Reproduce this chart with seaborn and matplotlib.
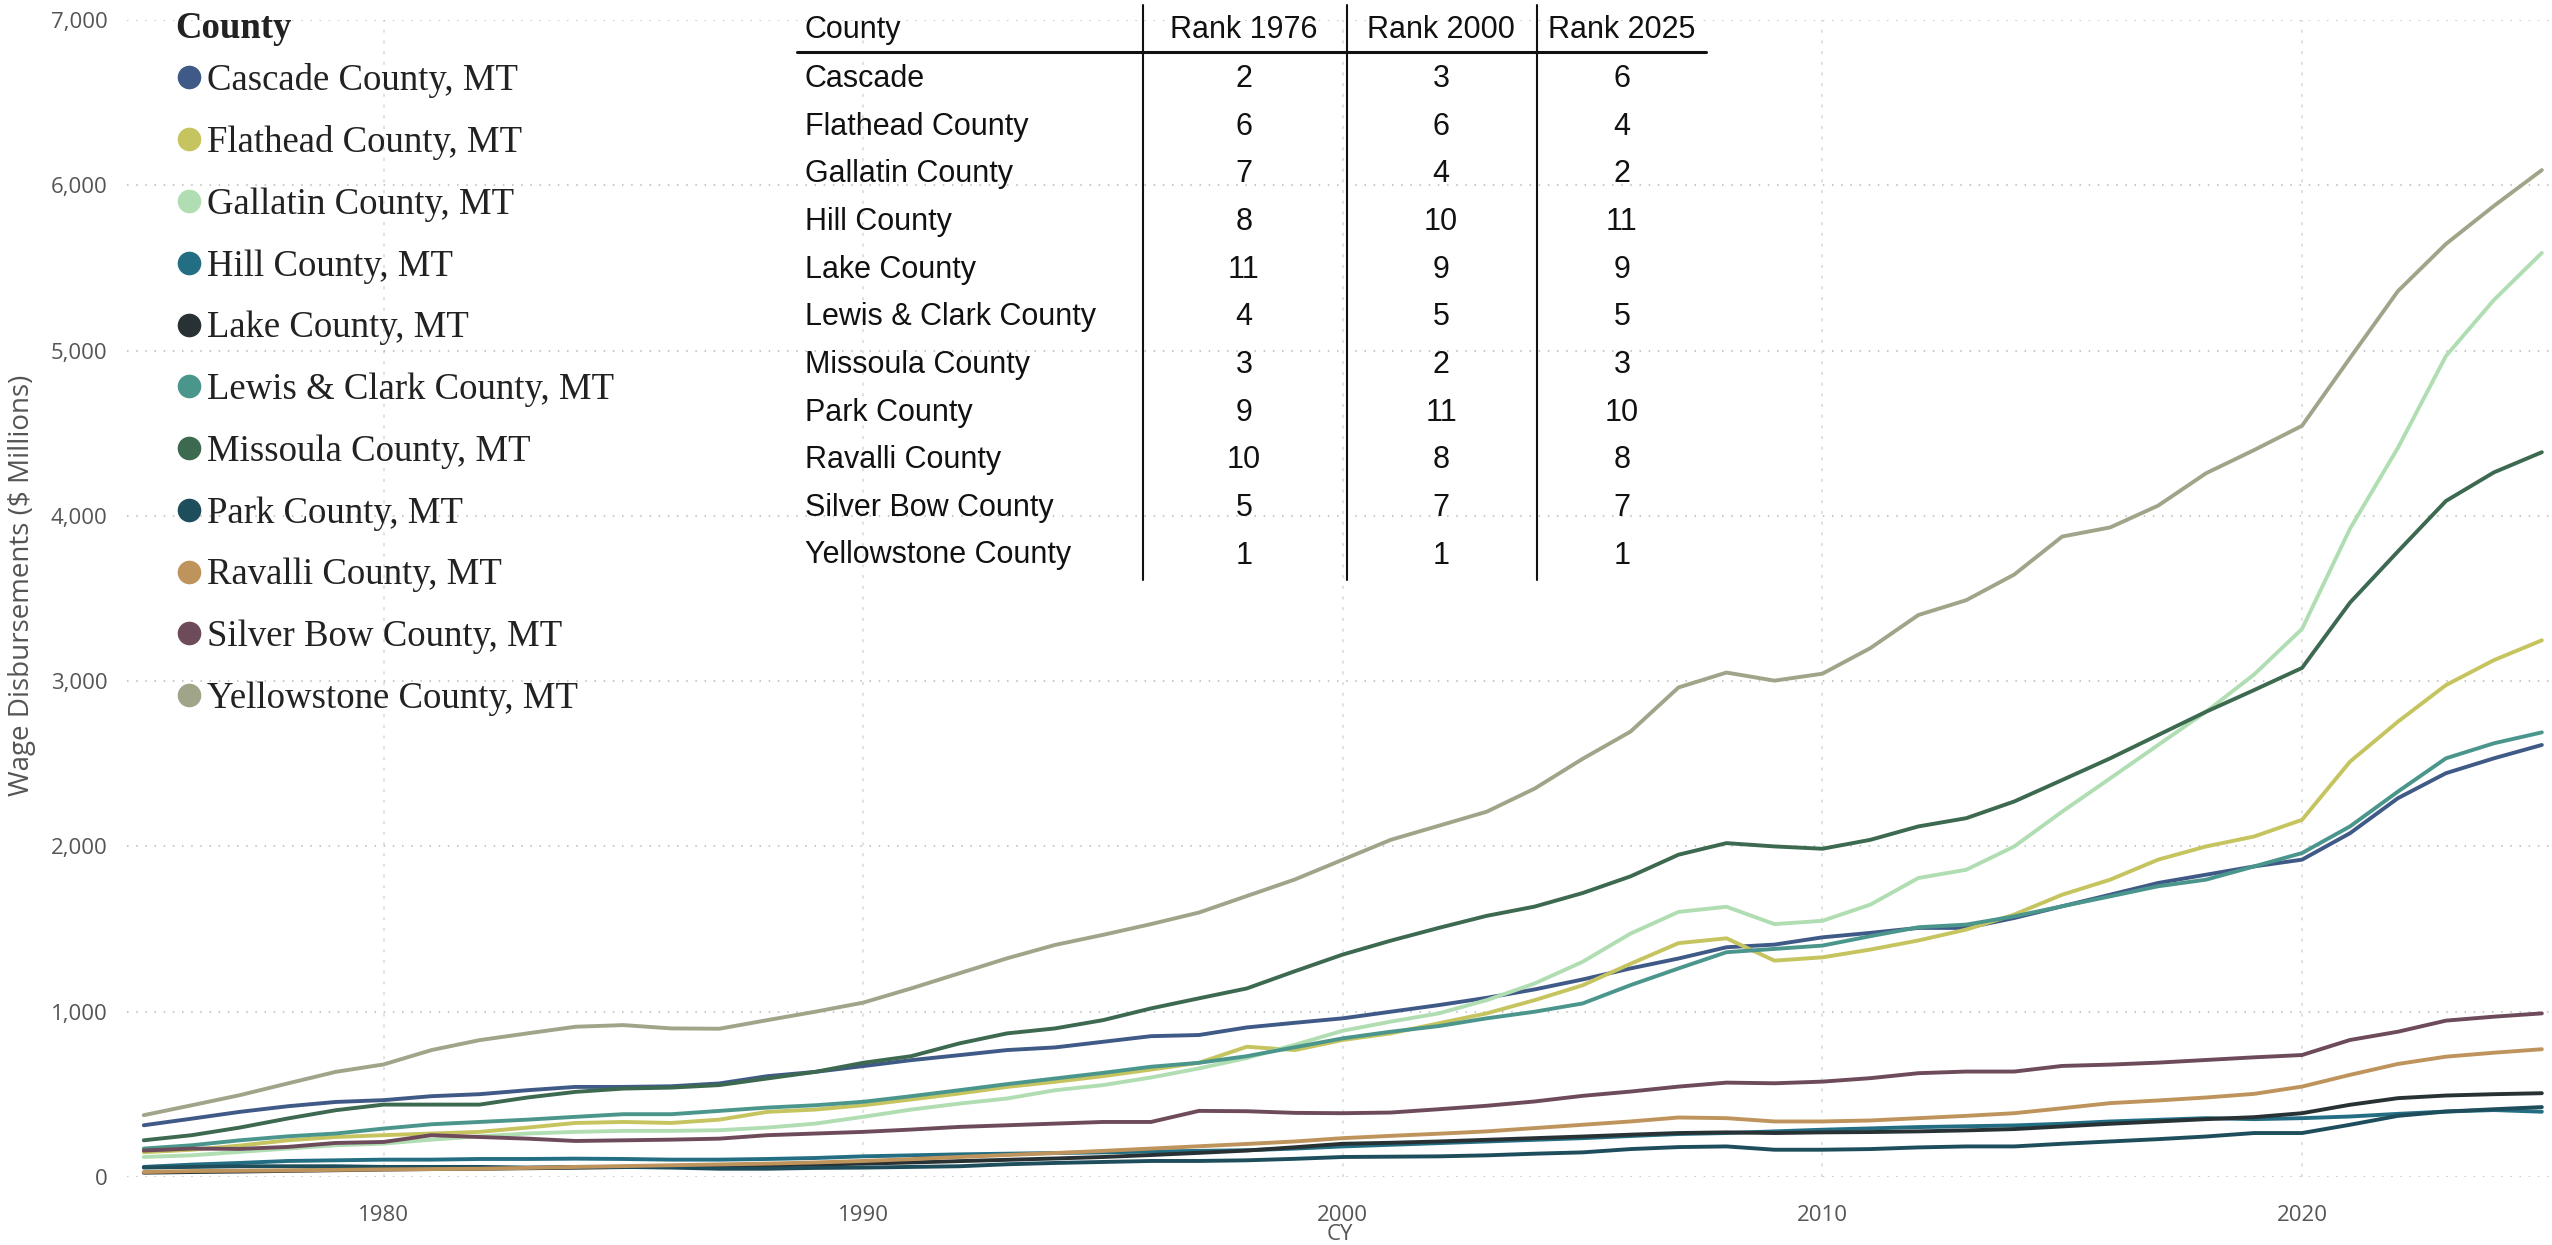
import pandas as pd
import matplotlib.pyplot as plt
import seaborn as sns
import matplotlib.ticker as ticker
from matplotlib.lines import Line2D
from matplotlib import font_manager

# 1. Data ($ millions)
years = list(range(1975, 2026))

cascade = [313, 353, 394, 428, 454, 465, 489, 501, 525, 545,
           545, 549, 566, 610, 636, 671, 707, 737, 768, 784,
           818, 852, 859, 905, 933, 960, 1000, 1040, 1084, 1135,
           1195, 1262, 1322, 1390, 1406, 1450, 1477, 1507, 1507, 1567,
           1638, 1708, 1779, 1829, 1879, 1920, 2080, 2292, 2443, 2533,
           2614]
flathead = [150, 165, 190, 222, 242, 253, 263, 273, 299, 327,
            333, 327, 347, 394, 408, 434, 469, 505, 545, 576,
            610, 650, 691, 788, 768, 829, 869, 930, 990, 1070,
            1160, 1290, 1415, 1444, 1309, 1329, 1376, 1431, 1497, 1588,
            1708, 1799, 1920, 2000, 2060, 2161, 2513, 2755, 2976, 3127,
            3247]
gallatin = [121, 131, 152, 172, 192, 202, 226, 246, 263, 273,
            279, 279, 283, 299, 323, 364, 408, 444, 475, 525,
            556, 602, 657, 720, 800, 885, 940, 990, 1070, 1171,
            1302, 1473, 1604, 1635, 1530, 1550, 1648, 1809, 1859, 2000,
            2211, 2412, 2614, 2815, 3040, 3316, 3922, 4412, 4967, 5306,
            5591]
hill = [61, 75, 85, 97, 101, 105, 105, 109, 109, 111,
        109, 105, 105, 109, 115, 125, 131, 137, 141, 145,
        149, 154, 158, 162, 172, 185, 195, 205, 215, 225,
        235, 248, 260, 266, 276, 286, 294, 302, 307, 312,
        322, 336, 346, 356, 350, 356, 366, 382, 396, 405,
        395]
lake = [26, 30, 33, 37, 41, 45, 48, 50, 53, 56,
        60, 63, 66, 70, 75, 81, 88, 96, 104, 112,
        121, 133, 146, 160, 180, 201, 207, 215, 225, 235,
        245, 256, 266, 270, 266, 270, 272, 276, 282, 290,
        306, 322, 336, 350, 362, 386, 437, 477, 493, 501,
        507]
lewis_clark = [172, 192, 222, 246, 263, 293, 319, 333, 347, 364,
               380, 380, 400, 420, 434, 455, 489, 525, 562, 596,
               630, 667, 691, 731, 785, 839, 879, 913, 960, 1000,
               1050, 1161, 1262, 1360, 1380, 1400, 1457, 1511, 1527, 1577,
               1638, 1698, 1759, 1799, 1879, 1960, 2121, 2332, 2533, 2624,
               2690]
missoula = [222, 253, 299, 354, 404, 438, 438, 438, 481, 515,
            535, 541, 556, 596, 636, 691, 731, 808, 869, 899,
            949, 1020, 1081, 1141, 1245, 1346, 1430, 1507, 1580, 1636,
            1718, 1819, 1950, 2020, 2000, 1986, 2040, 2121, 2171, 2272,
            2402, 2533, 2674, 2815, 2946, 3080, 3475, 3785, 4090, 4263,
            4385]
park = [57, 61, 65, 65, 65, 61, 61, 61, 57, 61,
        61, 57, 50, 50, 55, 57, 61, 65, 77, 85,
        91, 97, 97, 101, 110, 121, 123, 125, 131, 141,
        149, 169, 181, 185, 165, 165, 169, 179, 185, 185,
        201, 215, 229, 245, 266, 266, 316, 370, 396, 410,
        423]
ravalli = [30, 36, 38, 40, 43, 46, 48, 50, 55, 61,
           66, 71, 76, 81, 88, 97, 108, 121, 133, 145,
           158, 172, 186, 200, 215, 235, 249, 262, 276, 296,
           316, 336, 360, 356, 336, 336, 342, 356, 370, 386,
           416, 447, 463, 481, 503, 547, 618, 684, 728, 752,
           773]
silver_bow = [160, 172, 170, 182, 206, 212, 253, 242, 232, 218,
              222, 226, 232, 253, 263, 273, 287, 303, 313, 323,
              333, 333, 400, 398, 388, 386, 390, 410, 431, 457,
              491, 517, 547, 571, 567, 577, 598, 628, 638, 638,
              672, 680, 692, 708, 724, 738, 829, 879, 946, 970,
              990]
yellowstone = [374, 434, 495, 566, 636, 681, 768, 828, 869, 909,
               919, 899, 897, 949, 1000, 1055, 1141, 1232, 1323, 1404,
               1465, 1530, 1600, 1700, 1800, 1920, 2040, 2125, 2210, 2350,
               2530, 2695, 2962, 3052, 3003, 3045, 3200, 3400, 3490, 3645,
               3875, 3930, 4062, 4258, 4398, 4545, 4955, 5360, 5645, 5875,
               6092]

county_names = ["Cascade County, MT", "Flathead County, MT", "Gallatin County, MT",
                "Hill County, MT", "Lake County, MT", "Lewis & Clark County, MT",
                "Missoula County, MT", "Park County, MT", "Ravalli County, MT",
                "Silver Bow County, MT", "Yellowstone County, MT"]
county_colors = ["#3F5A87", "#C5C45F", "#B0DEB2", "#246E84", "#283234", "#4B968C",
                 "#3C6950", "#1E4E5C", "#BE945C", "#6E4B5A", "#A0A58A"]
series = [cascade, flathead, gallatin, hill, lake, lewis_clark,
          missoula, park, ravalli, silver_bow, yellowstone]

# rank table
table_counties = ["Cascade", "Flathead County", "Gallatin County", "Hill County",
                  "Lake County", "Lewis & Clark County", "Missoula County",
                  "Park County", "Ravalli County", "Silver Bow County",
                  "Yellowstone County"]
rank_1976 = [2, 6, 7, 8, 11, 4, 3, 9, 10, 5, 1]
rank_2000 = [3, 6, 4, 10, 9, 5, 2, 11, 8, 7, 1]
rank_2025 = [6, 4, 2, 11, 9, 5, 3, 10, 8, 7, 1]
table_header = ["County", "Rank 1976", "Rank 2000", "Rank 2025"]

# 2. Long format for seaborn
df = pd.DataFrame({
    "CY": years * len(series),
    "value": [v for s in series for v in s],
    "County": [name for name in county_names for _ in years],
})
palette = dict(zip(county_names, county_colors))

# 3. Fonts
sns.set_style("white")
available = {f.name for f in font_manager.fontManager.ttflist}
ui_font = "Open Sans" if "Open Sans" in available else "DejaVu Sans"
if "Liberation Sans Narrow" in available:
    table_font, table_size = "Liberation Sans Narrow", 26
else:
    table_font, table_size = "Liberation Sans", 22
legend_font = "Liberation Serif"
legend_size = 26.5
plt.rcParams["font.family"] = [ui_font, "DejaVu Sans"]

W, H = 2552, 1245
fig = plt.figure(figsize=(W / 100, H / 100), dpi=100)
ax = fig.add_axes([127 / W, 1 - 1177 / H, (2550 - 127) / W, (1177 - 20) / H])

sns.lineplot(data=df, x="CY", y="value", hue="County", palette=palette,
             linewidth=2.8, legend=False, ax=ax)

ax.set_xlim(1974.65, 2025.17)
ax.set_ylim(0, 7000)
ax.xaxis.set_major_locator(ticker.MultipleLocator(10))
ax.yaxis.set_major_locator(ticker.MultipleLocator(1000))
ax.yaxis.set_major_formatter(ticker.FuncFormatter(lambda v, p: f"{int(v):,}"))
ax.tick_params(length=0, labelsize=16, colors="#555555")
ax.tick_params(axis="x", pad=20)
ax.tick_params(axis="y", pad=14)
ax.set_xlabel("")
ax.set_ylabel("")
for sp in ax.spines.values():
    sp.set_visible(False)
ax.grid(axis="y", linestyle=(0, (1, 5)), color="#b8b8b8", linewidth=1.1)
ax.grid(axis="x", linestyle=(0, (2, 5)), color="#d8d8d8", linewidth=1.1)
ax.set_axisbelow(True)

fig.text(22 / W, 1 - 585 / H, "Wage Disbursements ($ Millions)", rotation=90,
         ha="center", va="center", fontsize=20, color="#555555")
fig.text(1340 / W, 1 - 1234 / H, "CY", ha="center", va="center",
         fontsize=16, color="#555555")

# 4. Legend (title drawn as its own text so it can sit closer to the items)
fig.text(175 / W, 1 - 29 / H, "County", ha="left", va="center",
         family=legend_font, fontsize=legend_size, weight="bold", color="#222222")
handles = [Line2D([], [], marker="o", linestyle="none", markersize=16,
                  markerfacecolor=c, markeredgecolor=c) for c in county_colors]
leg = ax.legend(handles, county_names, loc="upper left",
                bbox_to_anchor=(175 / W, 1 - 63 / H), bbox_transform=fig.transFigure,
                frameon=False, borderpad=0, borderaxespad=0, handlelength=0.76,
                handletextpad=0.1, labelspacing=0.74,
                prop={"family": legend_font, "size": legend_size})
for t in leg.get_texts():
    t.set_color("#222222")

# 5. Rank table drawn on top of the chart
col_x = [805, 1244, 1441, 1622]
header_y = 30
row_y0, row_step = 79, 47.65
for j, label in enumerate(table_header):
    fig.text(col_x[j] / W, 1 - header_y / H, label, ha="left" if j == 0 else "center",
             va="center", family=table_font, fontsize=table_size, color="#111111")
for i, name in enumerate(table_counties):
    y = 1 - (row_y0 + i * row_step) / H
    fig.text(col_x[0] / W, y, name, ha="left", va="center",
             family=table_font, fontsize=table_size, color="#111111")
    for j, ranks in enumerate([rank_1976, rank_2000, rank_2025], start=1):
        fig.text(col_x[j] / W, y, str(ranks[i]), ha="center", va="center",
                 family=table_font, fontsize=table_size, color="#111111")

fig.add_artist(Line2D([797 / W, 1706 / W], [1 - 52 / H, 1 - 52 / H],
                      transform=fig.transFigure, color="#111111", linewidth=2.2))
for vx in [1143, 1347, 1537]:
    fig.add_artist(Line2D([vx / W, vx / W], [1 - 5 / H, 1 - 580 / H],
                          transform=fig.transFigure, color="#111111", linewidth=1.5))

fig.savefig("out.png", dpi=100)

----

Task statement
Everything from the first line to the line with "years = list(range(1975, 2026))" must be repeated exactly, and nothing else. Leave the pictures out.

Final result
Reproduce this chart with seaborn and matplotlib.
import pandas as pd
import matplotlib.pyplot as plt
import seaborn as sns
import matplotlib.ticker as ticker
from matplotlib.lines import Line2D
from matplotlib import font_manager

# 1. Data ($ millions)
years = list(range(1975, 2026))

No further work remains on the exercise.